An Interview With Dom Moore

What’s the story behind your latest song/album?

As I was writing the record, the idea of ‘lines’ kept cropping up. I loved the crossover the word has; lifelines, timelines, the lines we deliver in conversation, the boundaries we set as lines we will and won’t cross. ‘Actors’ is the moment of hesitation within my debut EP ‘In & Out of Lines’. The track is preceded by ‘Parachute’ and ‘Crowded Beaches’, two tracks appreciating balance and the ability to weave ‘in and out’. On ‘Actors’, there is a questioning of daily authenticity and of how often we give up truth-telling for reasons that hold little weight.

How has your creative process evolved over the years?

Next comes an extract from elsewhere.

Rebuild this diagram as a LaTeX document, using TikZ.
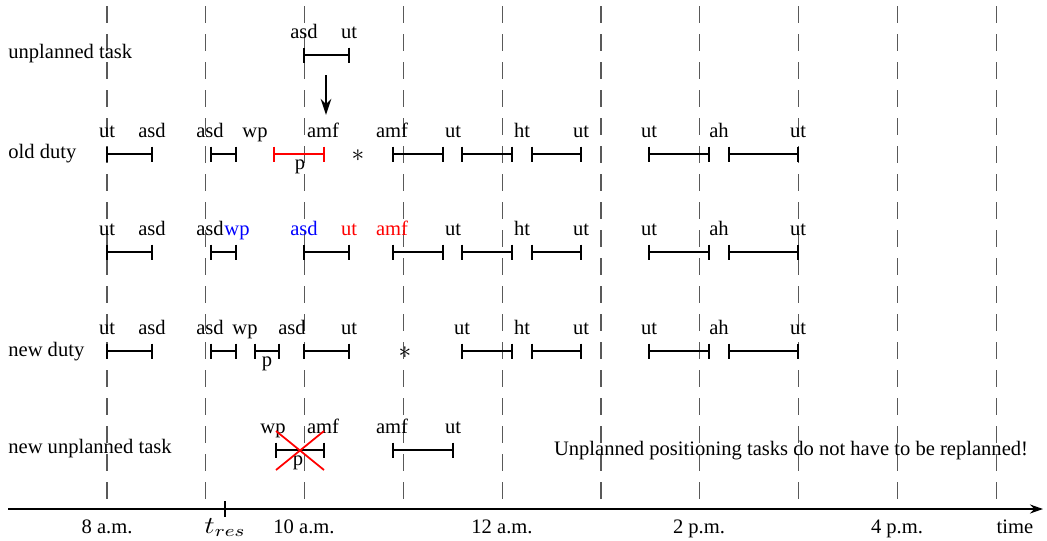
\documentclass[tikz,border=0pt]{standalone}
\usepackage{fontspec}
\setmainfont{Liberation Serif}
\usetikzlibrary{arrows.meta}

% one task interval: [colour]{start}{end}{y}
\newcommand\taskseg[4][black]{%
  \draw[segline,#1] (#2,#4) -- (#3,#4)
    (#2,#4-7.5) -- (#2,#4+7.5)
    (#3,#4-7.5) -- (#3,#4+7.5);}
% gap marker
\newcommand\gapmark{\scalebox{1.2}{$\ast$}}

\tikzset{
  segline/.style={line width=1pt},
  hourline/.style={black!65, line width=0.6pt, dash pattern=on 3.4mm off 2.2mm},
  lab/.style={anchor=base, inner sep=0pt},
  rowlab/.style={anchor=base west, inner sep=0pt},
}

\begin{document}
\begin{tikzpicture}[x=0.2mm, y=-0.2mm, font=\fontsize{11.7}{14}\selectfont]
\useasboundingbox (0,0) rectangle (1047,540);

% hour grid
\foreach \k in {0,...,9}
  \draw[hourline] ({107+98.8*\k},6) -- ({107+98.8*\k},499);

% row titles
\node[rowlab] (t1) at (8,58)  {unplanned task};
\node[rowlab] (t2) at (8,158) {old duty};
\node[rowlab] (t4) at (8,356) {new duty};
\node[rowlab] (t5) at (8,453) {new unplanned task};

% unplanned task
\taskseg{304}{349}{55}
\node[lab] (u1) at (304,38) {asd};
\node[lab] (u2) at (349,38) {ut};
\coordinate (arrA) at (326,75);
\coordinate (arrB) at (326,115);
\draw[line width=1.6pt, -{Stealth[length=3.2mm, width=2.1mm]}] (arrA) -- (arrB);

% old duty
\taskseg{107}{152}{154}
\taskseg{211}{236}{154}
\taskseg[red]{274}{324}{154}
\taskseg{393}{443}{154}
\taskseg{462}{512}{154}
\taskseg{532}{581}{154}
\taskseg{649}{709}{154}
\taskseg{729}{798}{154}
\foreach \x/\t [count=\i] in {107/ut,152/asd,210/asd,255/wp,323/amf,392/amf,453/ut,522/ht,581/ut,649/ut,719/ah,798/ut}
  \node[lab] (od\i) at (\x,137) {\t};
\node[lab] (odp) at (300,169) {p};
\node[lab] (odstar) at (358,161) {\gapmark};

% intermediate duty
\taskseg{107}{152}{252}
\taskseg{211}{236}{252}
\taskseg{304}{349}{252}
\taskseg{393}{443}{252}
\taskseg{462}{512}{252}
\taskseg{532}{581}{252}
\taskseg{649}{709}{252}
\taskseg{729}{798}{252}
\foreach \x/\t/\c [count=\i] in {107/ut/black,152/asd/black,210/asd/black,237/wp/blue,304/asd/blue,349/ut/red,392/amf/red,453/ut/black,522/ht/black,581/ut/black,649/ut/black,719/ah/black,798/ut/black}
  \node[lab, text=\c] (md\i) at (\x,235) {\t};

% new duty
\taskseg{107}{152}{351}
\taskseg{211}{236}{351}
\taskseg{255}{279}{351}
\taskseg{304}{349}{351}
\taskseg{462}{512}{351}
\taskseg{532}{581}{351}
\taskseg{649}{709}{351}
\taskseg{729}{798}{351}
\foreach \x/\t [count=\i] in {107/ut,152/asd,210/asd,245/wp,292/asd,349/ut,462/ut,522/ht,581/ut,649/ut,719/ah,798/ut}
  \node[lab] (nd\i) at (\x,334) {\t};
\node[lab] (ndp) at (267,366) {p};
\node[lab] (ndstar) at (405,358) {\gapmark};

% new unplanned task
\taskseg{276}{324}{450}
\taskseg{393}{453}{450}
\foreach \x/\t [count=\i] in {273/wp,323/amf,392/amf,453/ut}
  \node[lab] (nu\i) at (\x,433) {\t};
\node[lab] (nup) at (298,465) {p};
\draw[red, line width=1pt] (276,431) -- (324,470) (276,470) -- (324,431);
\node[lab] (note) at (791,455) {Unplanned positioning tasks do not have to be replanned!};

% time axis
\coordinate (ax0) at (8,509);
\coordinate (ax1) at (1043,509);
\draw[line width=1.3pt, -{Stealth[length=2.6mm, width=1.8mm]}] (ax0) -- (ax1);
\draw[line width=1.3pt] (225,501) -- (225,517);
\foreach \x/\t [count=\i] in {107/8 a.m.,225/\scalebox{1.4}[1.15]{$t_{res}$},304/10 a.m.,502/12 a.m.,699/2 p.m.,897/4 p.m.,1015/time}
  \node[lab] (ax\i) at (\x,533) {\t};
\end{tikzpicture}
\end{document}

Some things have remained obsessively similar, others I’ve learned from and adjusted. I always ask myself at the starting point of writing ‘what is the groove of this track?’. That doesn’t mean narrowing a song down to a time signature or a tempo, it’s more to give it a base and an identity to refer back to when I get stuck. I’ve changed how I approach structure a lot. I used to pan songs out in my head in the usual rondo form (ABACADA) but freeing this up has been great. It’s amazing how quickly I’ll forget that while yes, there are rules, it’s fun to break some of them.

What’s one misconception people have about being a musician?

I think the idea, or at least the one I had growing up, was that you would write your song, record it, put it out and then perform it. It’s a shock how little time is spent doing these things in comparison to promotional. When you’re starting out and trying to make a name, so much time is spent on the social and promotional side of things that coming back to writing feels somehow even more joyful. Advertising is all part of the process but it’s something you can forget about in idealising a musician’s life.

Who or what has been inspiring your music lately? 

Throughout my teens, I mostly listened to acoustic, Indie Folk laments like Benjamin Francis Leftwich, City and Colour and Henry Jamison where I could put on the sad boy face and sing about unrequited love. The soft spot for lamenting will always be there but I’ve come to love Indie Pop/Alt-Rock production and take a lot of lyrical and musical inspiration from artists like The Japanese House, The 1975, The Paper Kites and the later Ben Howard stuff.

Can you share a memorable or unexpected moment from a live performance?

In May, we did a single launch for ‘Parachute’ in Sydney and it was honestly one of the best nights of my life. Seeing not only people I didn’t know listening to songs that started out with me trying different chord progressions in my spare bedroom but having all these different people that I’d met throughout the years come together in one place was genuinely surreal. We had my brother come down from Queensland to play keys and a couple of the band members were heading overseas indefinitely soon after the show. It was a coming together of all these things that I attach so much importance to. I’ll always remember that night.